A combien estimez-vous le nombre de migrants en Algérie ?
Je ne peux rien avancer. Les seuls chiffres dont je dispose sont ceux des rapatriés. Pourquoi ? Parce qu’on s’occupe d’eux. Vous savez, un jour, vous avez dans un centre mille personnes et le lendemain vous en trouvez cent. Nous ne faisons pas de listes. Nous, on leur court après. Là où il y a des rassemblements, dans les jardins publics, les gares, et ce, à travers tout le territoire, nos équipes se déplacent constamment pour les aider.
Sont-ils systématiquement rapatriés ?
Ils sont tous à Tamanrasset. Sauf ceux qui font l’objet d’enquêtes par nos services de sécurité, qui travaillent en étroite collaboration avec leurs gouvernements. Tout le monde est installé à Tamanrasset, mais il reste quand même quelques-uns ici. Et la capitale n’est pas conçue, encore une fois, pour recevoir tout ce monde. Ils sont sur les autoroutes mettant leur vie en danger ; si un d’entre eux est renversé, cela va encore alimenter la polémique. Il y a le froid qui arrive et nous n’avons pas des structures adéquates pour les accueillir. Certains sont placés dans des centres de jeunesse qui ne sont pas conçus pour ce genre d’opérations. En revanche, à Tamanrasset, il y a des possibilités. Quand vous voulez juger d’une politique humanitaire, il faudrait axer sur certains aspects : la couverture sanitaire, l’enseignement et la sécurité. Pour la couverture sanitaire, tout est gratuit. La chimiothérapie, l’hémodialyse, les analyses, les interventions chirurgicales… sont toutes gratuites. A Tamanrasset, où il y a le plus grand pourcentage de migrants, quand un malade ne peut être soigné là-bas, il est évacué par avion dans l’un des hôpitaux d’Alger. Il y a quelques cas de sida à Tamanrasset qui sont traités gratuitement. Il y a des Maliens et des Nigériens qui viennent se soigner puis repartent dans leurs pays. Il y a aussi le cas des femmes enceintes et des enfants circoncis qui ne rentrent chez eux qu’après totale guérison. Pour la scolarisation, l’enseignement est gratuit ainsi que les fournitures scolaires. Avec les Syriens, nous n’avons pas de problème de scolarisation, car ils sont stables. Pour les migrants africains, il y a un faible taux de scolarisation dû à leurs familles qui se déplacent d’un endroit à un autre. Chose qui ne permet pas à l’enfant d’être scolarisé.
Pouvez-vous nous dire un mot sur la politique humanitaire des pays voisins, le Maroc par exemple ?

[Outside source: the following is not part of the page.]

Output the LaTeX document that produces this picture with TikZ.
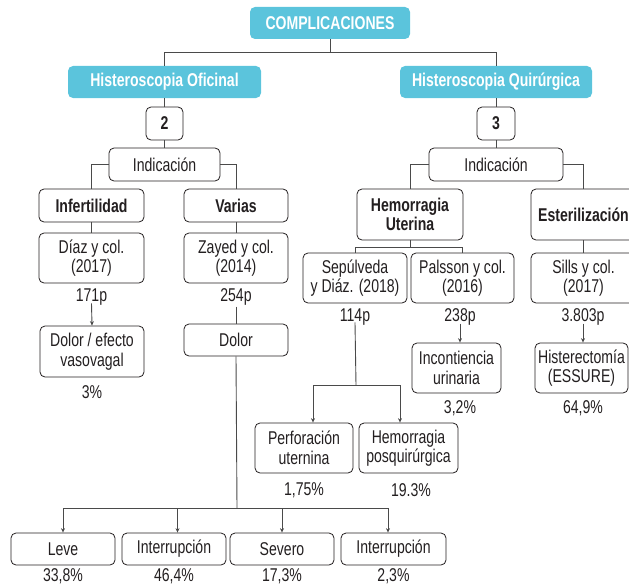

Le Maroc fait dans la politique de conjoncture. La priorité est de régler ce problème de décolonisation en Afrique, puisque nous parlons de l’Afrique. Et s’il est vraiment africain et solidaire avec les Africains, qu’il respecte la résolution de la communauté internationale qui appelle à organiser un référendum pour que ce peuple africain exerce en toute liberté son droit à l’autodétermination. Nous ne pouvons comparer l’or à autre chose. L’Algérie a un capital humanitaire, notamment avec l’Afrique, derrière elle. Personne n’oubliera ce qu’a fait l’Algérie pour les mouvements de libération. J’en parle maintenant parce qu’il faut bien répondre, mais nous sommes très à l’aise et nous avons la conscience tranquille. Nous sommes des musulmans et l’islam ce n’est pas des apparences. C’est des valeurs. Les observateurs nous reprochent de fermer les yeux sur la mendicité, mais avouent que «le peuple algérien est très généreux», et nous sommes fiers qu’on dise que le peuple algérien est très généreux.